-- JOB --
Each line from the one containing "Convert this chart to Plotly code." through the one containing "0.0159, 0.0099, 0.004]" must be echoed exactly, endpoints included, and every other line omitted.

──────────────────────────────

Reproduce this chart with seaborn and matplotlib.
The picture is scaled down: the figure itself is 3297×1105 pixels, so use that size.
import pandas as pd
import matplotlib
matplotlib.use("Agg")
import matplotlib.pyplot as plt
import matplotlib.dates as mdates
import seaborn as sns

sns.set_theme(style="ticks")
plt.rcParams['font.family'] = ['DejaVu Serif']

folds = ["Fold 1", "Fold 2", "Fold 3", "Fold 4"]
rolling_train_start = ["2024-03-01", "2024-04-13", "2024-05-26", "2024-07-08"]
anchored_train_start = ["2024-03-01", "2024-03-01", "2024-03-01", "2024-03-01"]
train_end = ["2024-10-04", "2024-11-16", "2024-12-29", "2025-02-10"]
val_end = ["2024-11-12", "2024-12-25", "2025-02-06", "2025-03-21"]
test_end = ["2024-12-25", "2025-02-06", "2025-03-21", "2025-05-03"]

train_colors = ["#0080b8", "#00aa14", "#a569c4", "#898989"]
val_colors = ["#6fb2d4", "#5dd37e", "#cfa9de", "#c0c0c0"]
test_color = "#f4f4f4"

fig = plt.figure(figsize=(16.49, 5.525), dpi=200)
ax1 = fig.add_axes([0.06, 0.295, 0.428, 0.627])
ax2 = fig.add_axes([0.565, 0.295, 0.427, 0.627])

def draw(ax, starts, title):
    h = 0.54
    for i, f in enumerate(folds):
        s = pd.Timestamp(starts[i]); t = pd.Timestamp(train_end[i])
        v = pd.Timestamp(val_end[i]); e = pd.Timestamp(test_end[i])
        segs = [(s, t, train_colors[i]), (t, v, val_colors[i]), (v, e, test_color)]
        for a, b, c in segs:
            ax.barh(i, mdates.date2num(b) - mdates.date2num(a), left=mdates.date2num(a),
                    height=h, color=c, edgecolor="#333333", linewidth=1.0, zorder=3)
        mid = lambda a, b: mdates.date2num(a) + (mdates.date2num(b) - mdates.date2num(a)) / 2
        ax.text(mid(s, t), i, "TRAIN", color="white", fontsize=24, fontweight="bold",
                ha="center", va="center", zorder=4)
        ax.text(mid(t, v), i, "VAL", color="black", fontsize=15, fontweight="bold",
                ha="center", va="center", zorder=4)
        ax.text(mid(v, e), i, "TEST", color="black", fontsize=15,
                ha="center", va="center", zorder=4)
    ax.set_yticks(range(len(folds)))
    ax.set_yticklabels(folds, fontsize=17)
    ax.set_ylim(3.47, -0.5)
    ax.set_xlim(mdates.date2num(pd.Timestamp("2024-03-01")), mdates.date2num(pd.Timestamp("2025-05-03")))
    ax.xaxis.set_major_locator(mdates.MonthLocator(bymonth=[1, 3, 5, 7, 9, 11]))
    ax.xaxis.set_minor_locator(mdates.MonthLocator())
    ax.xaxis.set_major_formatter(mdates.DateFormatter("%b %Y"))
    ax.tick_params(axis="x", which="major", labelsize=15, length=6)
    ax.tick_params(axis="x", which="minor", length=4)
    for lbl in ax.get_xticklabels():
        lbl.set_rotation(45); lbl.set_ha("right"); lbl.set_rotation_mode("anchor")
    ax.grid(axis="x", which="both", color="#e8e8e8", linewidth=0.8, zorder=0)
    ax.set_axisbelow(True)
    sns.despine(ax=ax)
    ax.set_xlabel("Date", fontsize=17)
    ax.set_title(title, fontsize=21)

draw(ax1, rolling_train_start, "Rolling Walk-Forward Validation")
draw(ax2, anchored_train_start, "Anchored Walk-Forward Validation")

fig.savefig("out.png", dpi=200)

──────────────────────────────

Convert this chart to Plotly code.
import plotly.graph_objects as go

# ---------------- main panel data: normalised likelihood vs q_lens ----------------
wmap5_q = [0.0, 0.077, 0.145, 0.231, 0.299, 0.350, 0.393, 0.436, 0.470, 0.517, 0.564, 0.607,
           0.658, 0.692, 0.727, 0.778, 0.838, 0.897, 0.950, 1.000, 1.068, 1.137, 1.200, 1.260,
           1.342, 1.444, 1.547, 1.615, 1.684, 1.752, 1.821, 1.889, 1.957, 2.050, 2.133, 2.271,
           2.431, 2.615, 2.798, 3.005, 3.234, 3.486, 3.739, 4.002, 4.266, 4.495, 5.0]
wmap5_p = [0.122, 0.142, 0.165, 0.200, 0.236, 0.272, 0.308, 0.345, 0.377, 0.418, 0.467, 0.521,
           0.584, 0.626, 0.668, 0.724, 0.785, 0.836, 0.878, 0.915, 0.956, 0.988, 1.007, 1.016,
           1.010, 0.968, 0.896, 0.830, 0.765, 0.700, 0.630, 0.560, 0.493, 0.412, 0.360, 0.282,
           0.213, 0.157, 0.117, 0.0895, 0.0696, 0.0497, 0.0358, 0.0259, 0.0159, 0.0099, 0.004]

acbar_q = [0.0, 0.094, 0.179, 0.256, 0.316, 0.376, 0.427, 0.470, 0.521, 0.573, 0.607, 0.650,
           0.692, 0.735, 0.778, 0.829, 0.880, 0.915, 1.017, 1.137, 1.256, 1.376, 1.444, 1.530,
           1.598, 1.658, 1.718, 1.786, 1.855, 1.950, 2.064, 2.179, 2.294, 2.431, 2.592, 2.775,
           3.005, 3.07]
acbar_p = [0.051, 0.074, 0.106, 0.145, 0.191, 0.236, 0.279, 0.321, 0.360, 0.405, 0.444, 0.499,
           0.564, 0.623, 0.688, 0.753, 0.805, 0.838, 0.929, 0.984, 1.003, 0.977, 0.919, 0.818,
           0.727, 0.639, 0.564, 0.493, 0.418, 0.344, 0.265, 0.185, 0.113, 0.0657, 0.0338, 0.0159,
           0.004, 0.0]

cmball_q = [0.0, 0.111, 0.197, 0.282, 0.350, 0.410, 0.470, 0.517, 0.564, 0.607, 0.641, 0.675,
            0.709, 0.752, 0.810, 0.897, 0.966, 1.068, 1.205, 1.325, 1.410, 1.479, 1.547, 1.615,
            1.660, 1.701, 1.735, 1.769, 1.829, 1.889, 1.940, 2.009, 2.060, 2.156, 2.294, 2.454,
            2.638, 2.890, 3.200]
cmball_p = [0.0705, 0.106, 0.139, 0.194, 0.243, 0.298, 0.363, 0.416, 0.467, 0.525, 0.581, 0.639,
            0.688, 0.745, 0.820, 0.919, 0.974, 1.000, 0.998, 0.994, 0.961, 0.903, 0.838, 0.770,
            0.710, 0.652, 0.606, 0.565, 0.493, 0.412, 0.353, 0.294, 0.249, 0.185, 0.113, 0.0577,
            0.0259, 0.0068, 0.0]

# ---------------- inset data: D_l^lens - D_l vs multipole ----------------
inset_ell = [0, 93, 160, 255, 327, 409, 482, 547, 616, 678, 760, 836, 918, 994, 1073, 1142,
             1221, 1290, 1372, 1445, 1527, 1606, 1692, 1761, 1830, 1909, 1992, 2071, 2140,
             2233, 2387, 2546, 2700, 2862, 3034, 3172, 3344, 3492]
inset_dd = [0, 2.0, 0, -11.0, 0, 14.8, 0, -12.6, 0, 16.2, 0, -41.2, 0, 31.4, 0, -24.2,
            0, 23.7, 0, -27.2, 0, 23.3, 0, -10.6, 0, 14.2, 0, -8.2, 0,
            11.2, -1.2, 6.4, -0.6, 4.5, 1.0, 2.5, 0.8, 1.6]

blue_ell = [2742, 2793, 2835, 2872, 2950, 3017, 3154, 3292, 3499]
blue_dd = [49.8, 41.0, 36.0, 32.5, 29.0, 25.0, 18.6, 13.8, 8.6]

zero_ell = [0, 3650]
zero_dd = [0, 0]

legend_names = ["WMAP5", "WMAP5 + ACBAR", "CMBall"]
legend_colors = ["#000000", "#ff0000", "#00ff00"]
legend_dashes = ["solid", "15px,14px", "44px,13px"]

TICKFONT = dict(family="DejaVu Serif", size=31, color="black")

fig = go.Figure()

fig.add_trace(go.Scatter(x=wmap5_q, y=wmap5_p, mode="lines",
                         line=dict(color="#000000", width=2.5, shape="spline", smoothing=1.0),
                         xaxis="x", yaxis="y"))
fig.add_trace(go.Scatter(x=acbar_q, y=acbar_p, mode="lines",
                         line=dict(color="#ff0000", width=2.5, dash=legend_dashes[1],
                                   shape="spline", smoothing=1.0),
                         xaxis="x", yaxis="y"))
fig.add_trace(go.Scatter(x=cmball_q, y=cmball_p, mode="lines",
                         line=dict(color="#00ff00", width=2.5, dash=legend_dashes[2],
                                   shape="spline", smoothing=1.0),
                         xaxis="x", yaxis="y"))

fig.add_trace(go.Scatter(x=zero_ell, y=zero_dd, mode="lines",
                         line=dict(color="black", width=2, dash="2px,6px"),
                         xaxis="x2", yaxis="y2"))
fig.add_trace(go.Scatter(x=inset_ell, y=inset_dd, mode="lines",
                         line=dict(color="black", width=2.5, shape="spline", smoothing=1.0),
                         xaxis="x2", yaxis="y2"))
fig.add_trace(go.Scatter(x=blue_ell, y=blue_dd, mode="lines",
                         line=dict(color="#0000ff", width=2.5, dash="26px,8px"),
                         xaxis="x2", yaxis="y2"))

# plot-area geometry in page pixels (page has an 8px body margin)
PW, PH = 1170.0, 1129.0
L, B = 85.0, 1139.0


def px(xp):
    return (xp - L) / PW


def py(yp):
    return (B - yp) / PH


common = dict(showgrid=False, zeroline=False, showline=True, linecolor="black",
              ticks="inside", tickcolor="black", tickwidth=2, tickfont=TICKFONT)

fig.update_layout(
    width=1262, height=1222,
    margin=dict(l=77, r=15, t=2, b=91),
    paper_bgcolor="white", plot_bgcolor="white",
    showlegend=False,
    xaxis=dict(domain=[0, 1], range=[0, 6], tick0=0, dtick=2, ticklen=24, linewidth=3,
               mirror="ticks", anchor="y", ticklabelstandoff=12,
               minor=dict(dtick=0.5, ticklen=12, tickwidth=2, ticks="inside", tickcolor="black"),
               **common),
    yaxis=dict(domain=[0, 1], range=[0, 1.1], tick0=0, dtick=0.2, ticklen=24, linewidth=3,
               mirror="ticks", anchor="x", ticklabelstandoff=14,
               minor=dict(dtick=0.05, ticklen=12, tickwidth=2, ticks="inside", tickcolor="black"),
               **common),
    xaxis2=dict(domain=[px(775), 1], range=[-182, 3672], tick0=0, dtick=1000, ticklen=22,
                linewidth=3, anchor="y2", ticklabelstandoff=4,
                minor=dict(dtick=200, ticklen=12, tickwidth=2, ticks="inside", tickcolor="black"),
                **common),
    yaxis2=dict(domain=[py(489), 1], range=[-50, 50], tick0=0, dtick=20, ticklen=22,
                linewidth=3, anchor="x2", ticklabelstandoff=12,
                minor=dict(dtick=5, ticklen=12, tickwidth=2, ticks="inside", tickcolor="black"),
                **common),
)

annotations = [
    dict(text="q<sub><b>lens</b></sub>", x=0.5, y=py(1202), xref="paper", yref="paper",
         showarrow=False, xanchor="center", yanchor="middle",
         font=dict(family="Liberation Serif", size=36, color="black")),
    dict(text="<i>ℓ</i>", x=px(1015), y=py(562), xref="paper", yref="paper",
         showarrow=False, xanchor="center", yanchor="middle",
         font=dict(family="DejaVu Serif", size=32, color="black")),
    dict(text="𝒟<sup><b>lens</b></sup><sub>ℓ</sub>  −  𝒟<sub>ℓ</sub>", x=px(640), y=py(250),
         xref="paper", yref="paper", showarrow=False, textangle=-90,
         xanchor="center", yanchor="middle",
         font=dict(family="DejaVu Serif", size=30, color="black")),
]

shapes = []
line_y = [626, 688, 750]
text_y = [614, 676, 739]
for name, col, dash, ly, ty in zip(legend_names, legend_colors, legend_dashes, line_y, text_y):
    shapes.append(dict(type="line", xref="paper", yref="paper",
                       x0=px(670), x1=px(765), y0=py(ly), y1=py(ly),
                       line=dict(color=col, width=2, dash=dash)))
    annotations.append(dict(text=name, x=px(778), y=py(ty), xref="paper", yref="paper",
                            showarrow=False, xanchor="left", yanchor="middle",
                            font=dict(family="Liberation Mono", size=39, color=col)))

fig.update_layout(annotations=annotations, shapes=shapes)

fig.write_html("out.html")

──────────────────────────────

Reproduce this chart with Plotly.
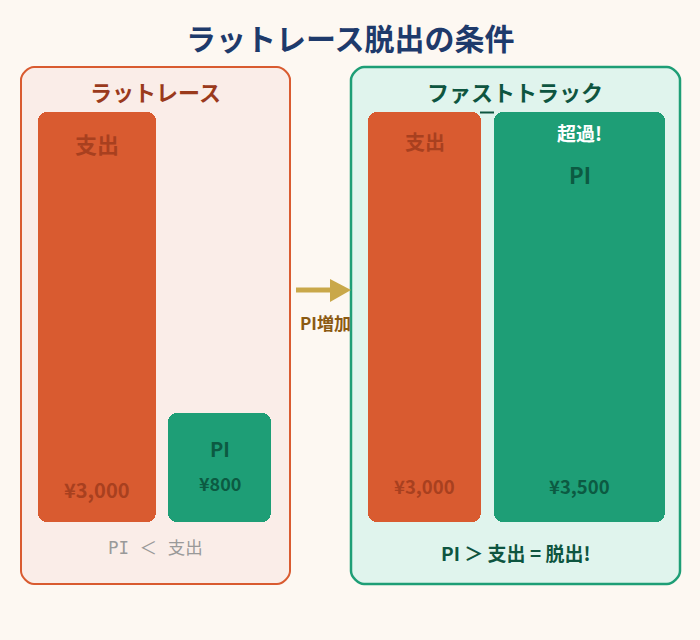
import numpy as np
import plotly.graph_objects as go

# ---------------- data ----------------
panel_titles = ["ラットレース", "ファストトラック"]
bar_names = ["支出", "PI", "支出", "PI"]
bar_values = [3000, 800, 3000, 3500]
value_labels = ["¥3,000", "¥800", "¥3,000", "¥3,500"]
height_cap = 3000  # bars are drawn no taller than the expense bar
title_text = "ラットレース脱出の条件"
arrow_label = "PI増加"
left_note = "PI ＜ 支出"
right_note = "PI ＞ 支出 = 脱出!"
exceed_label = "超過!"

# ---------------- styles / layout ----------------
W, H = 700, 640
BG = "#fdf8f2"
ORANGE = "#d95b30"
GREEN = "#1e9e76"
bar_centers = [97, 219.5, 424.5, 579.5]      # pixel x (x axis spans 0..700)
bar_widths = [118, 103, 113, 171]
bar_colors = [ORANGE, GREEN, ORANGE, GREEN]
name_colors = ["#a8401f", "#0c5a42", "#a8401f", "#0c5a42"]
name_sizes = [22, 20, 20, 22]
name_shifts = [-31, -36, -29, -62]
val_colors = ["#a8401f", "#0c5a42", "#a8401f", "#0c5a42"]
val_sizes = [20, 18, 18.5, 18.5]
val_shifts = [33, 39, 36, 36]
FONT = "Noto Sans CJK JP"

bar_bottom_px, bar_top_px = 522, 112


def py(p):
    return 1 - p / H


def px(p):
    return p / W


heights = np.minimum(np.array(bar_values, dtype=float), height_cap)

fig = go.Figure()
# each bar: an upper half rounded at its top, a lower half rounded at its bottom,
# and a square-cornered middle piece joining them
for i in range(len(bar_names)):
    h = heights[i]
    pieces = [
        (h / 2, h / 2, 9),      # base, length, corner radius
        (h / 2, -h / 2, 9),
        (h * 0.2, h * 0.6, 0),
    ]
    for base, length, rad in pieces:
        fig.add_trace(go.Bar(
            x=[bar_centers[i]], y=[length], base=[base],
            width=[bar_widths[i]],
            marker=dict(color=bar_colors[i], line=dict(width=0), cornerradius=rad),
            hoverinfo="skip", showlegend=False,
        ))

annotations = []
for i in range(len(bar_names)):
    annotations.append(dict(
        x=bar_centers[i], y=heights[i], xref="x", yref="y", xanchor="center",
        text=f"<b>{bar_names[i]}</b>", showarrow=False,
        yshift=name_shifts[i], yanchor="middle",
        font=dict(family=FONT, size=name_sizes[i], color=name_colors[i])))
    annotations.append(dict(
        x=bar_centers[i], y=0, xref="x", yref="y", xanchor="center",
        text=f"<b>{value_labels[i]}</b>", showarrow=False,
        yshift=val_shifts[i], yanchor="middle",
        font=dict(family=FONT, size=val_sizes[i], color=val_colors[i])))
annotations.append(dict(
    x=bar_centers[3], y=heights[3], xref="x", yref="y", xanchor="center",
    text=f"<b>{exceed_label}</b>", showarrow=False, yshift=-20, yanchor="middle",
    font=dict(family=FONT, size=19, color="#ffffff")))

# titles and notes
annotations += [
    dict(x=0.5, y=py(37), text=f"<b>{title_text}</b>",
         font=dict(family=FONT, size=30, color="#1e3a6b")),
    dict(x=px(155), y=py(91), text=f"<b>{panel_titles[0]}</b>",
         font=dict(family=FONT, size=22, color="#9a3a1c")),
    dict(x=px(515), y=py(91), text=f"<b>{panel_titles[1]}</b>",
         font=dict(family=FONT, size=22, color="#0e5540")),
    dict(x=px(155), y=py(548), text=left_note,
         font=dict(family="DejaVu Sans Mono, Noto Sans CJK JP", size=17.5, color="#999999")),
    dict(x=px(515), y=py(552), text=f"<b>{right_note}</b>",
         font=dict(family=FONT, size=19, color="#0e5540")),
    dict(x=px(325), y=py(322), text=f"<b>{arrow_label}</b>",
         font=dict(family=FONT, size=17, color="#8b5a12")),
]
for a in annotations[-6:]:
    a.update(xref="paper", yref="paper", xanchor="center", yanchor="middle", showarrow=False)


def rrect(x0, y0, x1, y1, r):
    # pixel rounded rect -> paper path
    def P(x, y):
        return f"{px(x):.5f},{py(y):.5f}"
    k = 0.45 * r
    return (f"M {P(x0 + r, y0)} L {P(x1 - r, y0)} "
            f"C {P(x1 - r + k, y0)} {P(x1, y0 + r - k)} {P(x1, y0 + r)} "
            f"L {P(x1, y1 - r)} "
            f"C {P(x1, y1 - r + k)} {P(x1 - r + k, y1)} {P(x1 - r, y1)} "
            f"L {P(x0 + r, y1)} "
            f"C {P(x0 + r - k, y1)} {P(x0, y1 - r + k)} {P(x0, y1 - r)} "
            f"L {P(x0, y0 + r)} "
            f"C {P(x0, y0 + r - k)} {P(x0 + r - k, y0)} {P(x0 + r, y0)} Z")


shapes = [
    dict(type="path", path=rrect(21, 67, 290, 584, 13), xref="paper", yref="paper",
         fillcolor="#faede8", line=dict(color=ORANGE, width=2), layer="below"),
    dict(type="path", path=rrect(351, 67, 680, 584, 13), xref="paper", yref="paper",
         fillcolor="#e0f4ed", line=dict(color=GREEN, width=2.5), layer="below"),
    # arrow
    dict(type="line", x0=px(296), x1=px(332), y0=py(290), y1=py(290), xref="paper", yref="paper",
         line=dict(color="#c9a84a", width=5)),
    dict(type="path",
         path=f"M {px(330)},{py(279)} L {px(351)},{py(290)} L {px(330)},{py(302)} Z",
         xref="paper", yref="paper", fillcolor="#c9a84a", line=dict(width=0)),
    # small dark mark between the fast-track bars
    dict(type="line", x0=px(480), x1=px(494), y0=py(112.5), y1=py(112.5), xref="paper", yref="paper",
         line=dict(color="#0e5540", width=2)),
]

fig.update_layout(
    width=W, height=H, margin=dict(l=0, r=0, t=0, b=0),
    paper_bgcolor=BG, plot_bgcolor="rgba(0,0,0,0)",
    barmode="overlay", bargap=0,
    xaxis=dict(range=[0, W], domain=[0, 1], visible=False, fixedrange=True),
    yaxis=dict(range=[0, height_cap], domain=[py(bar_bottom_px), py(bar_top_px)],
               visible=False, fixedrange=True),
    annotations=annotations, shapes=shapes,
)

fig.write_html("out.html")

──────────────────────────────

-- RESPONSE --
Convert this chart to Plotly code.
import plotly.graph_objects as go

# ---------------- main panel data: normalised likelihood vs q_lens ----------------
wmap5_q = [0.0, 0.077, 0.145, 0.231, 0.299, 0.350, 0.393, 0.436, 0.470, 0.517, 0.564, 0.607,
           0.658, 0.692, 0.727, 0.778, 0.838, 0.897, 0.950, 1.000, 1.068, 1.137, 1.200, 1.260,
           1.342, 1.444, 1.547, 1.615, 1.684, 1.752, 1.821, 1.889, 1.957, 2.050, 2.133, 2.271,
           2.431, 2.615, 2.798, 3.005, 3.234, 3.486, 3.739, 4.002, 4.266, 4.495, 5.0]
wmap5_p = [0.122, 0.142, 0.165, 0.200, 0.236, 0.272, 0.308, 0.345, 0.377, 0.418, 0.467, 0.521,
           0.584, 0.626, 0.668, 0.724, 0.785, 0.836, 0.878, 0.915, 0.956, 0.988, 1.007, 1.016,
           1.010, 0.968, 0.896, 0.830, 0.765, 0.700, 0.630, 0.560, 0.493, 0.412, 0.360, 0.282,
           0.213, 0.157, 0.117, 0.0895, 0.0696, 0.0497, 0.0358, 0.0259, 0.0159, 0.0099, 0.004]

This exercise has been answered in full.